# start of Data section
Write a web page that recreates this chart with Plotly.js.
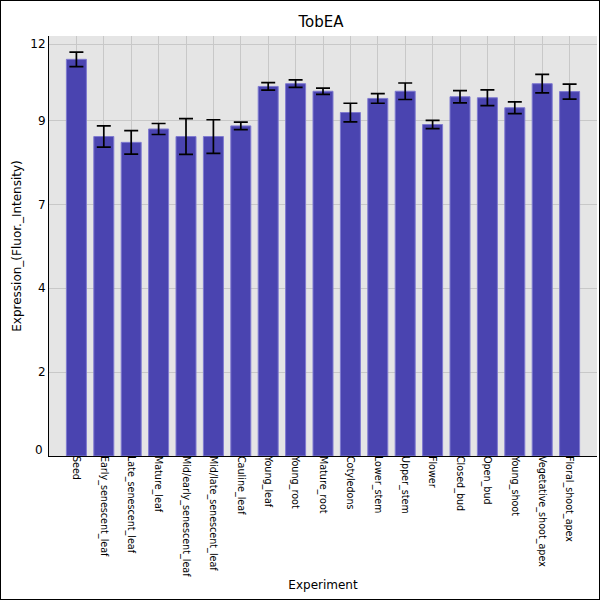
<!DOCTYPE html>
<html>
<head>
<meta charset="utf-8">
<script src="https://cdn.plot.ly/plotly-3.0.1.min.js"></script>
<style>
  html, body { margin:0; padding:0; background:#fff; }
  #chart { width:600px; height:600px; box-sizing:border-box; border:1px solid #000; }
</style>
</head>
<body>
<div id="chart"></div>
<script>
  // --------- Data ---------
  const experiments = ['Seed','Early_senescent_leaf','Late_senescent_leaf','Mature_leaf',
    'Mid/early_senescent_leaf','Mid/late_senescent_leaf','Cauline_leaf','Young_leaf','Young_root',
    'Mature_root','Cotyledons','Lower_stem','Upper_stem','Flower','Closed_bud','Open_bud',
    'Young_shoot','Vegetative_shoot_apex','Floral_shoot_apex'];
  const expression = [11.56, 9.31, 9.14, 9.53, 9.31, 9.31, 9.62, 10.77, 10.85, 10.63, 10.01,
    10.42, 10.63, 9.66, 10.47, 10.44, 10.15, 10.85, 10.62];
  const errors = [0.21, 0.31, 0.34, 0.16, 0.52, 0.49, 0.11, 0.11, 0.11, 0.09, 0.27, 0.14,
    0.24, 0.12, 0.18, 0.23, 0.17, 0.27, 0.22];
  const yTickVals = [0, 2.445, 4.89, 7.335, 9.78, 12];
  const yTickText = ['', '2','4','7','9','12'];   // the "0" is drawn a bit higher, below

  const FONT = 'DejaVu Sans, sans-serif';

  Plotly.newPlot('chart', [{
    type:'bar',
    x: experiments,
    y: expression,
    marker:{ color:'#4a44b0', line:{ color:'#7f7ad0', width:1 } },
    error_y:{ type:'data', array: errors, visible:true, color:'#000', thickness:1.7, width:7 },
    hoverinfo:'x+y'
  }], {
    width:598, height:598,
    margin:{ l:48, r:2, t:35, b:143 },
    paper_bgcolor:'#fff', plot_bgcolor:'#e5e5e5',
    bargap:0.27,
    showlegend:false,
    font:{ family:FONT, color:'#000' },
    title:{ text:'TobEA', font:{ family:FONT, size:15, color:'#000' }, x:0.535, xanchor:'center', y:0.965, yanchor:'middle' },
    xaxis:{
      title:{ text:'Experiment', font:{ family:FONT, size:12 }, standoff:4 },
      range:[-1, 19], tickangle:90, tickfont:{ family:FONT, size:9.6 },
      ticklabelstandoff:-3,
      showgrid:true, gridcolor:'#c8c8c8', gridwidth:1,
      showline:true, linecolor:'#000', linewidth:1, ticks:'', ticklen:0,
      automargin:false
    },
    yaxis:{
      title:{ text:'Expression_(Fluor._Intensity)', font:{ family:FONT, size:12 }, standoff:6 },
      range:[0, 12.24], tickmode:'array', tickvals:yTickVals, ticktext:yTickText,
      tickfont:{ family:FONT, size:12 },
      showgrid:true, gridcolor:'#c8c8c8', gridwidth:1, zeroline:false,
      showline:true, linecolor:'#000', linewidth:1, ticks:'', ticklen:0,
      automargin:false
    },
    annotations:[{
      text:'0', xref:'paper', yref:'y', x:0, y:yTickVals[0], xanchor:'right', yanchor:'middle',
      xshift:-4, yshift:6, showarrow:false, font:{ family:FONT, size:12, color:'#000' }
    }]
  }, { displayModeBar:false, staticPlot:true });
</script>
</body>
</html>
# end of Data section
▶ Your task: Copy each line exactly, and leave the pictures out of your copy.

▶ Answer below:
Write a web page that recreates this chart with Plotly.js.
<!DOCTYPE html>
<html>
<head>
<meta charset="utf-8">
<script src="https://cdn.plot.ly/plotly-3.0.1.min.js"></script>
<style>
  html, body { margin:0; padding:0; background:#fff; }
  #chart { width:600px; height:600px; box-sizing:border-box; border:1px solid #000; }
</style>
</head>
<body>
<div id="chart"></div>
<script>
  // --------- Data ---------
  const experiments = ['Seed','Early_senescent_leaf','Late_senescent_leaf','Mature_leaf',
    'Mid/early_senescent_leaf','Mid/late_senescent_leaf','Cauline_leaf','Young_leaf','Young_root',
    'Mature_root','Cotyledons','Lower_stem','Upper_stem','Flower','Closed_bud','Open_bud',
    'Young_shoot','Vegetative_shoot_apex','Floral_shoot_apex'];
  const expression = [11.56, 9.31, 9.14, 9.53, 9.31, 9.31, 9.62, 10.77, 10.85, 10.63, 10.01,
    10.42, 10.63, 9.66, 10.47, 10.44, 10.15, 10.85, 10.62];
  const errors = [0.21, 0.31, 0.34, 0.16, 0.52, 0.49, 0.11, 0.11, 0.11, 0.09, 0.27, 0.14,
    0.24, 0.12, 0.18, 0.23, 0.17, 0.27, 0.22];
  const yTickVals = [0, 2.445, 4.89, 7.335, 9.78, 12];
  const yTickText = ['', '2','4','7','9','12'];   // the "0" is drawn a bit higher, below

  const FONT = 'DejaVu Sans, sans-serif';

  Plotly.newPlot('chart', [{
    type:'bar',
    x: experiments,
    y: expression,
    marker:{ color:'#4a44b0', line:{ color:'#7f7ad0', width:1 } },
    error_y:{ type:'data', array: errors, visible:true, color:'#000', thickness:1.7, width:7 },
    hoverinfo:'x+y'
  }], {
    width:598, height:598,
    margin:{ l:48, r:2, t:35, b:143 },
    paper_bgcolor:'#fff', plot_bgcolor:'#e5e5e5',
    bargap:0.27,
    showlegend:false,
    font:{ family:FONT, color:'#000' },
    title:{ text:'TobEA', font:{ family:FONT, size:15, color:'#000' }, x:0.535, xanchor:'center', y:0.965, yanchor:'middle' },
    xaxis:{
      title:{ text:'Experiment', font:{ family:FONT, size:12 }, standoff:4 },
      range:[-1, 19], tickangle:90, tickfont:{ family:FONT, size:9.6 },
      ticklabelstandoff:-3,
      showgrid:true, gridcolor:'#c8c8c8', gridwidth:1,
      showline:true, linecolor:'#000', linewidth:1, ticks:'', ticklen:0,
      automargin:false
    },
    yaxis:{
      title:{ text:'Expression_(Fluor._Intensity)', font:{ family:FONT, size:12 }, standoff:6 },
      range:[0, 12.24], tickmode:'array', tickvals:yTickVals, ticktext:yTickText,
      tickfont:{ family:FONT, size:12 },
      showgrid:true, gridcolor:'#c8c8c8', gridwidth:1, zeroline:false,
      showline:true, linecolor:'#000', linewidth:1, ticks:'', ticklen:0,
      automargin:false
    },
    annotations:[{
      text:'0', xref:'paper', yref:'y', x:0, y:yTickVals[0], xanchor:'right', yanchor:'middle',
      xshift:-4, yshift:6, showarrow:false, font:{ family:FONT, size:12, color:'#000' }
    }]
  }, { displayModeBar:false, staticPlot:true });
</script>
</body>
</html>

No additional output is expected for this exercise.